All lines in which the word "seaborn" occurs are to be extracted.

• **Material provided**:

- - - - - - -

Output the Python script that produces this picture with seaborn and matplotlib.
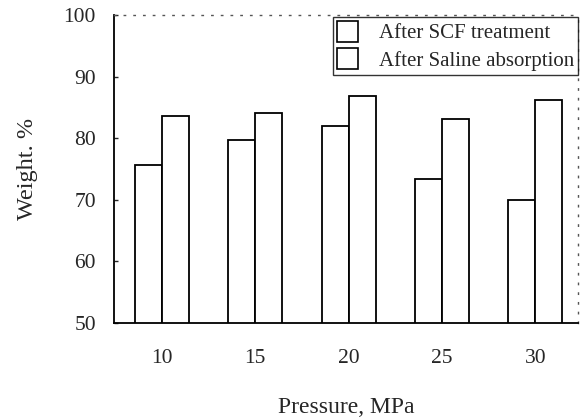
import matplotlib
matplotlib.use("Agg")
import matplotlib.pyplot as plt
import seaborn as sns
import pandas as pd
from matplotlib.patches import Patch

pressures = ["10", "15", "20", "25", "30"]
scf_treatment = [75.7, 79.7, 82.0, 73.4, 70.0]
saline_absorption = [83.6, 84.1, 86.9, 83.2, 86.2]
series_names = ["After SCF treatment", "After Saline absorption"]
y_ticks = [50, 60, 70, 80, 90, 100]

df = pd.DataFrame({
    "Pressure": pressures * 2,
    "Weight": scf_treatment + saline_absorption,
    "Series": [series_names[0]] * len(pressures) + [series_names[1]] * len(pressures),
})

sns.set_style("white")
plt.rcParams["font.family"] = ["Liberation Serif", "DejaVu Serif"]

fig = plt.figure(figsize=(5.84, 4.20), dpi=100)
ax = fig.add_axes([0.195, 0.231, 0.795, 0.733])

sns.barplot(data=df, x="Pressure", y="Weight", hue="Series", order=pressures,
            hue_order=series_names, palette=["white", "white"], width=0.58,
            edgecolor="black", linewidth=1.3, ax=ax, legend=False, errorbar=None,
            saturation=1)

ax.set_ylim(50, 100)
ax.set_xlim(-0.515, 4.46)
ax.set_yticks(y_ticks)
ax.set_yticklabels([str(v) for v in y_ticks], fontsize=15.5)
ax.tick_params(axis="y", direction="in", length=3, width=1, pad=13, left=True)
ax.tick_params(axis="x", length=0, pad=19, labelsize=15.5)

ax.set_xlabel("Pressure, MPa", fontsize=17)
ax.set_ylabel("Weight. %", fontsize=17.5)
ax.xaxis.set_label_coords(0.5, -0.275)
ax.yaxis.set_label_coords(-0.187, 0.5)
ax.xaxis.label.set_va("center")
ax.yaxis.label.set_va("center")

for side in ["left", "bottom"]:
    ax.spines[side].set_visible(True)
    ax.spines[side].set_color("black")
    ax.spines[side].set_linewidth(1.3)
for side in ["top", "right"]:
    ax.spines[side].set_visible(True)
    ax.spines[side].set_color("#555555")
    ax.spines[side].set_linewidth(1.0)
    ax.spines[side].set_linestyle((0, (1, 6)))

handles = [Patch(facecolor="white", edgecolor="black", linewidth=1.2) for _ in series_names]
leg = ax.legend(handles, series_names, loc="upper right", bbox_to_anchor=(1.0, 0.995),
                fontsize=15, frameon=True, fancybox=False, edgecolor="black",
                handlelength=1.0, handleheight=1.15, handletextpad=1.0,
                borderpad=0.2, labelspacing=0.25, borderaxespad=0.0)
leg.get_frame().set_linewidth(1.0)

fig.savefig("out.png", dpi=100)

- - - - - - -

• **Solution**:
Output the Python script that produces this picture with seaborn and matplotlib.
import seaborn as sns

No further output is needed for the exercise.